„WIE WIR UNSER HIRN BESSER NUTZEN“ 
Das Beste, Reader’s Digest,  Ausgabe Dezember 2006

Wieso hat man ein besseres Sprachverständnis, wenn man musiziert?

Weil zum Beispiel beim Rhythmus­lernen die gleichen Hirnstrukturen involviert sind wie beim Sprachenlernen. Das heisst, Sie trainieren ihr Sprachareal quasi gratis mit, wenn Sie Musik machen. Und solche Transfer­Effekte gibt es viele. Darum werden Schüler automatisch auch in anderen Fächern besser, wenn sie in der Musik Fortschritte machen.

Weshalb gibt es diese Transfer-Effekte gerade bei der Musik?

Weil beim Üben so viele verschie­dene Dinge gleichzeitig beansprucht werden. Wenn ein Kind ein Instrument lernen will, muss es sich regelmässig zusammenreissen und konzentrieren. Es braucht Aufmerksamkeit und Selbstdisziplin. Überdies muss es lernen, Musikphrasen abzuspeichern und auswendig zu spielen; so wird das Arbeitsgedächtnis trainiert. Und dann fördert Musik auch die Leistungsmotivation.

Warum?

Weil wir mit der Zeit merken, dass wir mit viel Einsatz und Konzentra­tion etwas hervorbringen können, das sich schön anhört. Das ist ein wunder­bares Ereignis - und wir empfinden Stolz. Stolz ist die schönste Emotion überhaupt. Die können wir uns nämlich nur selbst schenken. Fürs Glück reicht ein Sechser im Lotto. Stolz gibt es nur, wenn man etwas dafür tut. Stolz motiviert, man steckt sich ein noch höheres Ziel, und wenn man es erreicht hat, ist man abermals stolz und schraubt seine Ansprüche nochmals hoch. Stolz ist ein Ansporn zum stetigen Weitermachen.

Was wir nicht verstehen. Die von Ihnen genannten Faktoren gibt es doch nicht nur in der Musik. Aufmerksamkeit, Auswendiglernen. Disziplin: Das trainiert man doch auch beim Theaterspielen.

Teilweise schon. Theaterspielen hat ja auch einen positiven Effekt - nur ist der nicht so gross wie bei der Musik. Theaterspielen fördert etwa den IQ nur halb so stark wie Musizieren. Der Grund ist: Beim Theater kommen Sie viel schneller zu einem Erfolgserleb­nis.

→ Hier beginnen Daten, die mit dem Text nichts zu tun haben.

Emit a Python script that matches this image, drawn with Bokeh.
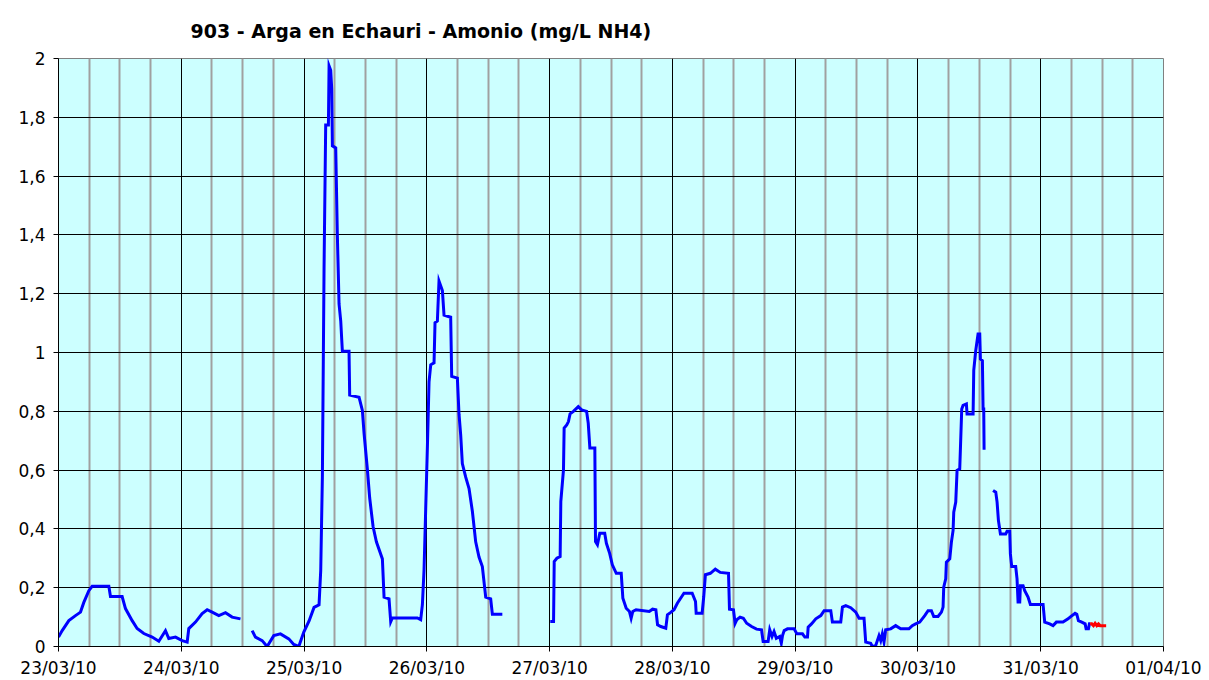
import math
from bokeh.plotting import figure
from bokeh.models import FixedTicker, CustomJSTickFormatter, Title, Range1d
from bokeh.embed import file_html
from bokeh.resources import INLINE

TITLE = "903 - Arga en Echauri - Amonio (mg/L NH4)"

# hours since 23/03/10 00:00 (None = gap in the record)
blue_hours = [
    0.0, 0.72, 2.02, 3.32, 4.30, 4.95, 5.93, 6.58, 9.84, 10.16, 12.44, 13.09, 14.40, 15.37,
    16.68, 18.31, 19.61, 20.91, 21.56, 22.87, 24.17, 25.15, 25.47, 26.78, 28.08, 29.06,
    30.03, 31.34, 32.64, 33.94, 35.57, None,
    37.85, 38.50, 39.81, 40.78, 42.08, 43.39, 45.02, 45.99, 46.97, 47.95, 48.98, 49.95,
    50.93, 51.26, 51.58, 51.91, 52.23, 52.76, 52.89, 53.21, 53.41, 53.54, 54.19, 54.51,
    54.84, 55.17, 55.49, 56.79, 56.92, 58.75, 59.40, 59.73, 60.38, 60.83, 61.49, 62.14,
    63.31, 63.64, 64.61, 64.94, 65.26, 70.15, 70.80, 71.13, 71.45, 72.10, 72.43, 72.76,
    73.41, 73.60, 74.06, 74.38, 75.04, 75.36, 76.66, 76.86, 77.97, 78.29, 78.62, 78.94,
    79.60, 80.25, 80.90, 81.55, 82.20, 82.85, 83.51, 84.48, 84.81, 86.76, None,
    96.13, 96.77, 96.90, 97.42, 98.06, 98.19, 98.71, 98.84, 99.35, 99.68, 100.00, 100.65,
    101.61, 102.26, 103.23, 103.55, 103.87, 104.84, 104.97, 105.35, 105.81, 106.77, 107.10,
    107.74, 108.26, 109.03, 110.00, 110.32, 110.97, 111.61, 111.94, 112.26, 112.90, 115.48,
    116.13, 116.77, 117.10, 117.74, 118.71, 119.03, 119.68, 120.32, 120.97, 121.61, 122.26,
    123.87, 124.52, 124.65, 125.81, 126.13, 126.45, 127.42, 128.39, 129.35, 130.97, 131.16,
    131.94, 132.26, 132.58, 133.23, 133.87, 134.52, 135.48, 136.45, 137.42, 137.74, 138.71,
    139.03, 139.48, 139.87, 140.32, 140.97, 141.29, 141.53, 141.85, 142.50, 143.80, 144.33,
    145.43, 145.89, 146.41, 146.54, 147.19, 148.03, 149.01, 149.66, 150.96, 151.28, 152.91,
    153.24, 153.89, 154.86, 155.84, 156.49, 157.46, 157.79, 158.76, 159.09, 159.74, 160.39,
    160.72, 161.04, 161.37, 161.69, 162.67, 163.64, 164.62, 166.24, 166.89, 167.54, 168.35,
    169.33, 169.98, 170.63, 171.09, 171.93, 172.59, 172.91, 173.04, 173.43, 173.56, 174.22,
    174.54, 174.87, 175.00, 175.39, 175.65, 176.17, 176.30, 176.56, 176.82, 177.47, 177.60,
    178.78, 178.91, 179.30, 179.75, 180.08, 180.21, 180.60, 180.73, 180.86, 180.93, None,
    182.68, 183.21, 183.47, 183.73, 184.12, 185.16, 185.42, 185.94, 186.07, 186.33, 187.11,
    187.37, 187.57, 187.90, 188.03, 188.55, 188.87, 189.52, 189.98, 192.46, 192.78, 193.76,
    194.41, 195.06, 196.36, 197.34, 197.74, 198.72, 199.05, 199.37, 200.02, 200.68, 200.87,
    201.33, 201.52, 201.65,
]
blue_values = [
    0.032, 0.054, 0.088, 0.105, 0.117, 0.150, 0.190, 0.205, 0.205, 0.170, 0.170, 0.129, 0.088, 0.061,
    0.044, 0.032, 0.018, 0.054, 0.027, 0.032, 0.020, 0.015, 0.061, 0.083, 0.112, 0.125,
    0.117, 0.105, 0.115, 0.100, 0.094, None,
    0.054, 0.032, 0.020, 0.000, 0.037, 0.043, 0.026, 0.007, 0.000, 0.049, 0.087, 0.133,
    0.142, 0.259, 0.576, 1.289, 1.774, 1.774, 1.975, 1.960, 1.897, 1.703, 1.696, 1.399,
    1.165, 1.107, 1.004, 1.004, 0.855, 0.848, 0.803, 0.725, 0.602, 0.505, 0.408, 0.356,
    0.298, 0.168, 0.162, 0.084, 0.097, 0.097, 0.091, 0.142, 0.259, 0.673, 0.900, 0.958,
    0.965, 1.101, 1.107, 1.243, 1.211, 1.127, 1.120, 0.919, 0.913, 0.790, 0.719, 0.622,
    0.576, 0.537, 0.460, 0.356, 0.304, 0.272, 0.168, 0.162, 0.110, 0.110, None,
    0.085, 0.085, 0.289, 0.300, 0.306, 0.493, 0.601, 0.743, 0.754, 0.765, 0.791, 0.800,
    0.816, 0.805, 0.800, 0.760, 0.675, 0.675, 0.357, 0.346, 0.385, 0.385, 0.351,
    0.317, 0.278, 0.249, 0.249, 0.164, 0.130, 0.119, 0.096, 0.119, 0.125, 0.119,
    0.127, 0.125, 0.074, 0.068, 0.062, 0.108, 0.116, 0.125, 0.147, 0.164, 0.181,
    0.181, 0.153, 0.113, 0.113, 0.170, 0.244, 0.249, 0.263, 0.252, 0.249, 0.127,
    0.125, 0.079, 0.091, 0.100, 0.096, 0.079, 0.068, 0.059, 0.057, 0.017, 0.017,
    0.057, 0.034, 0.051, 0.028, 0.034, 0.011, 0.037, 0.054, 0.060, 0.060, 0.043,
    0.043, 0.032, 0.032, 0.066, 0.077, 0.094, 0.105, 0.122, 0.122, 0.083, 0.083,
    0.134, 0.139, 0.132, 0.117, 0.096, 0.096, 0.015, 0.011, 0.000, 0.003, 0.037,
    0.020, 0.043, 0.015, 0.057, 0.060, 0.071, 0.060, 0.060, 0.071, 0.077, 0.083,
    0.105, 0.122, 0.122, 0.102, 0.102, 0.117, 0.134, 0.202, 0.230, 0.287, 0.298,
    0.355, 0.395, 0.457, 0.491, 0.599, 0.604, 0.672, 0.808, 0.820, 0.825, 0.791,
    0.791, 0.939, 1.007, 1.063, 1.063, 0.978, 0.972, 0.808, 0.808, 0.669, None,
    0.531, 0.525, 0.491, 0.429, 0.383, 0.383, 0.392, 0.392, 0.315, 0.272, 0.272,
    0.230, 0.151, 0.151, 0.207, 0.207, 0.190, 0.168, 0.143, 0.143, 0.083, 0.077,
    0.071, 0.083, 0.083, 0.094, 0.100, 0.113, 0.110, 0.088, 0.083, 0.077, 0.060,
    0.060, 0.077, 0.077,
]
red_hours = [201.65, 201.98, 202.31, 202.63, 202.96, 203.29, 203.61, 204.79]
red_values = [0.077, 0.077, 0.071, 0.079, 0.071, 0.077, 0.071, 0.071]

day_labels = ["23/03/10", "24/03/10", "25/03/10", "26/03/10", "27/03/10",
              "28/03/10", "29/03/10", "30/03/10", "31/03/10", "01/04/10"]
y_ticks = [0, 0.2, 0.4, 0.6, 0.8, 1.0, 1.2, 1.4, 1.6, 1.8, 2.0]

def nanify(seq):
    return [float("nan") if v is None else v for v in seq]

W, H = 1209, 680
p = figure(width=W, height=H, output_backend="svg", toolbar_location=None,
           x_range=Range1d(0, 24 * (len(day_labels) - 1)), y_range=Range1d(0, 2))
p.min_border_left = 58
p.min_border_right = W - 1163
p.min_border_top = 58
p.min_border_bottom = H - 646
p.background_fill_color = "#CCFFFF"
p.border_fill_color = "white"
p.outline_line_color = "#808080"
p.outline_line_width = 1

major_x = [24 * i for i in range(len(day_labels))]
minor_x = [6 * i for i in range(4 * (len(day_labels) - 1) + 1) if (6 * i) % 24 != 0]
p.xaxis.ticker = FixedTicker(ticks=major_x, minor_ticks=minor_x)
p.xaxis.major_label_overrides = {h: lab for h, lab in zip(major_x, day_labels)}
p.yaxis.ticker = FixedTicker(ticks=y_ticks)
p.yaxis.formatter = CustomJSTickFormatter(
    code="var s = tick.toFixed(1); if (s.endsWith('.0')) s = s.slice(0, -2); return s.replace('.', ',');")

for ax in (p.xaxis[0], p.yaxis[0]):
    ax.axis_line_color = "black"
    ax.axis_line_width = 1
    ax.major_tick_line_color = "black"
    ax.major_tick_out = 5
    ax.major_tick_in = 0
    ax.minor_tick_line_color = None
    ax.major_label_text_font = "DejaVu Sans"
    ax.major_label_text_font_size = "17px"
    ax.major_label_text_color = "black"
p.xaxis.major_label_standoff = 6
p.yaxis.major_label_standoff = 8

p.xgrid.grid_line_color = "black"
p.xgrid.grid_line_width = 1
p.xgrid.minor_grid_line_color = "#A0A0A0"
p.xgrid.minor_grid_line_width = 2
p.ygrid.grid_line_color = "black"
p.ygrid.grid_line_width = 1

p.line(nanify(blue_hours), nanify(blue_values), line_color="#0000FF",
       line_width=3, line_join="miter")
p.line(red_hours, red_values, line_color="#FF0000", line_width=3, line_join="miter")

t = Title(text=TITLE, align="left", offset=132, standoff=33, text_font="DejaVu Sans",
          text_font_style="bold", text_font_size="19px", text_color="black")
p.add_layout(t, "above")

open("out.html", "w").write(file_html(p, INLINE))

Das tägliche Üben, bei dem man sich sukzessive hoch kämpfen muss und das eben so motivierend wirkt: Das ist in der Musik viel intensiver als beim Theater.

Wie steht es mit Sport?
Wir haben eine Studie mit Eisho­ckeyspielern gemacht. Die können sich sehr gut konzentrieren und haben eine grosse Leistungsmotivation, was ihnen auch in Schule und Beruf Zugute kommt. Das Arbeitsgedächtnis hingegen wird durch Eishockey nicht trainiert. Diese Vielfalt positiver Effekte gibt es wirklich nur bei der Musik.